What are the legal issues if the season does not end?

Aston Villa sporting director Jesus Garcia Pitarch called for relegation to be scrapped if the division does not finish. That would suit his club, in 19th. Yet if the current bottom three were demoted without other games, they could have cases for large amounts of compensation. Another suggestion was to relegate no one, promote Leeds and West Bromwich Albion and have a 22-team league. That would almost certainly generate a legal challenge from the Championship’s play-off teams.

When does it restart?

Games were only initially postponed until April 3. With coronavirus cases in the UK rising rapidly, it is inconceivable football will be played again then. Serie A has a mooted date of May 9 to begin again. It could be considerably later in England.

Are games played behind closed doors?

The notion provoked complaints when it was first aired. Now, while the prospect is less than ideal, reality shows how unrealistic some of those comments were. A ban on mass gatherings, advice about social distancing and self-isolating and the way the emergency services will already be overstretched: they all make games behind closed doors an inevitability. In that case, does the Premier League televise every game, including those normally subject to the Saturday 3pm blackout in the UK? And if some parts of the country are affected worse than others, are games played at neutral venues?

How packed is the schedule?

Some clubs have 10 league games left. This could drag out well into the summer. The sooner this season finishes, the quicker the next can start and that, if the beginning is delayed, will be even more packed than usual. And yet trying to cram everything in gives no leeway if something else goes wrong. And one factor to consider is the health of players who have had a sudden mid-season break.

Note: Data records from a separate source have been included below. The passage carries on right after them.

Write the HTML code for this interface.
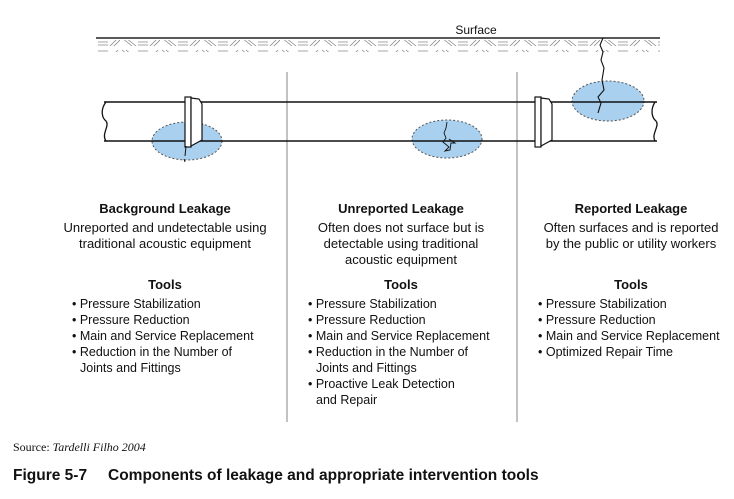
<!DOCTYPE html>
<html><head><meta charset="utf-8"><style>
body{margin:0;background:#fff}
svg text{font-family:"Liberation Sans",sans-serif;fill:#111}
</style></head><body>
<svg width="734" height="494" viewBox="0 0 734 494" xmlns="http://www.w3.org/2000/svg">
<defs>
<pattern id="h" width="40" height="12" patternUnits="userSpaceOnUse">
<path d="M2 2 L12 10 M6 2 L16 10 M18 3 L28 3 M18 6 L28 6 M18 9 L28 9 M30 10 L38 2 M34 10 L40 4" stroke="#888" stroke-width="0.8" fill="none"/>
</pattern>
</defs>
<line x1="96" y1="38" x2="660" y2="38" stroke="#222" stroke-width="1.5"/>
<rect x="96" y="40" width="564" height="12" fill="url(#h)"/>
<text x="476" y="34" font-size="12" text-anchor="middle">Surface</text>
<line x1="287" y1="72" x2="287" y2="422" stroke="#999" stroke-width="1.2"/>
<line x1="517" y1="72" x2="517" y2="422" stroke="#999" stroke-width="1.2"/>
<ellipse cx="187" cy="141" rx="35" ry="19" fill="#a9d0ee" stroke="#555" stroke-dasharray="2,2"/>
<ellipse cx="447" cy="139" rx="35" ry="19" fill="#a9d0ee" stroke="#555" stroke-dasharray="2,2"/>
<ellipse cx="608" cy="101" rx="36" ry="20" fill="#a9d0ee" stroke="#555" stroke-dasharray="2,2"/>
<line x1="104" y1="102" x2="657" y2="102" stroke="#111" stroke-width="1.5"/>
<line x1="104" y1="141" x2="657" y2="141" stroke="#111" stroke-width="1.5"/>
<path d="M106 102 C100 110 102 118 106 121 C110 126 101 134 106 141" stroke="#111" fill="none" stroke-width="1.3"/>
<path d="M655 102 C650 110 652 118 656 121 C660 126 651 134 655 141" stroke="#111" fill="none" stroke-width="1.3"/>
<rect x="185" y="97" width="6" height="50" fill="#fff" stroke="#111" stroke-width="1.2"/>
<path d="M191 98 L199 99 L202 104 L202 140 L191 146 Z" fill="#fff" stroke="#111" stroke-width="1.2"/>
<path d="M186 146 L185 156 M184 159 L185 162" stroke="#111"/>
<rect x="535" y="97" width="6" height="50" fill="#fff" stroke="#111" stroke-width="1.2"/>
<path d="M541 98 L549 99 L552 104 L552 140 L541 146 Z" fill="#fff" stroke="#111" stroke-width="1.2"/>
<path d="M447 122 L446 128 L444 133 L446 138 L443 142 L449 147 L445 151 L450 150 L451 143 L455 143 L449 139" stroke="#111" fill="none" stroke-width="0.9"/>
<path d="M603 38 L600 45 L603 52 L601 60 L604 68 L602 80 L604 90 L598 97 L601 103 L598 113" stroke="#111" fill="none" stroke-width="1.1"/>
<g font-size="13" text-anchor="middle">
<text x="165" y="213" font-weight="bold">Background Leakage</text>
<text x="165" y="232">Unreported and undetectable using</text>
<text x="165" y="248">traditional acoustic equipment</text>
<text x="165" y="289" font-weight="bold">Tools</text>
<text x="401" y="213" font-weight="bold">Unreported Leakage</text>
<text x="401" y="232">Often does not surface but is</text>
<text x="401" y="248">detectable using traditional</text>
<text x="401" y="264">acoustic equipment</text>
<text x="401" y="289" font-weight="bold">Tools</text>
<text x="631" y="213" font-weight="bold">Reported Leakage</text>
<text x="631" y="232">Often surfaces and is reported</text>
<text x="631" y="248">by the public or utility workers</text>
<text x="631" y="289" font-weight="bold">Tools</text>
</g>
<g font-size="12.5">
<text x="72" y="308">• Pressure Stabilization</text>
<text x="72" y="324">• Pressure Reduction</text>
<text x="72" y="340">• Main and Service Replacement</text>
<text x="72" y="356">• Reduction in the Number of</text>
<text x="80" y="372">Joints and Fittings</text>
<text x="308" y="308">• Pressure Stabilization</text>
<text x="308" y="324">• Pressure Reduction</text>
<text x="308" y="340">• Main and Service Replacement</text>
<text x="308" y="356">• Reduction in the Number of</text>
<text x="316" y="372">Joints and Fittings</text>
<text x="308" y="388">• Proactive Leak Detection</text>
<text x="316" y="404">and Repair</text>
<text x="538" y="308">• Pressure Stabilization</text>
<text x="538" y="324">• Pressure Reduction</text>
<text x="538" y="340">• Main and Service Replacement</text>
<text x="538" y="356">• Optimized Repair Time</text>
</g>
<text x="13" y="451" font-size="12" style="font-family:'Liberation Serif',serif">Source: <tspan font-style="italic">Tardelli Filho 2004</tspan></text>
<text x="13" y="480" font-size="15.5" font-weight="bold">Figure 5-7<tspan x="108">Components of leakage and appropriate intervention tools</tspan></text>
</svg>
</body></html>
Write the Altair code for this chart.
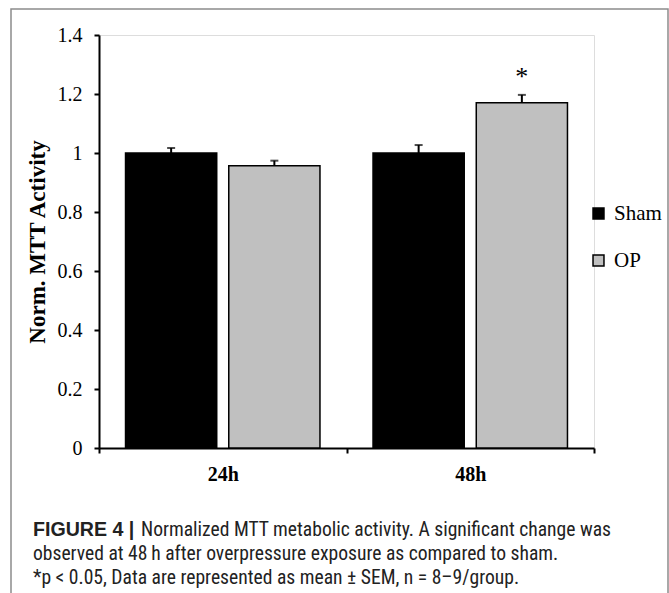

What does it mean for the FA Cup?

It is not the Premier League’s decision but the FA Cup requires three matchdays for the quarter-finals, the semi-final and the final. With Uefa already setting dates aside for the Champions League and Europa League finals – both of which still need earlier ties to be played – and, ludicrously, the Euro 2021 play-offs, which really could have been put off for several months, where can it fit in?

What can they do to ensure safety?

It is worth remembering the initial postponement only came because Arsenal manager Mikel Arteta contracted coronavirus. What measures can the Premier League and clubs take to reduce the risk other managers or players contracting the virus or then infecting others?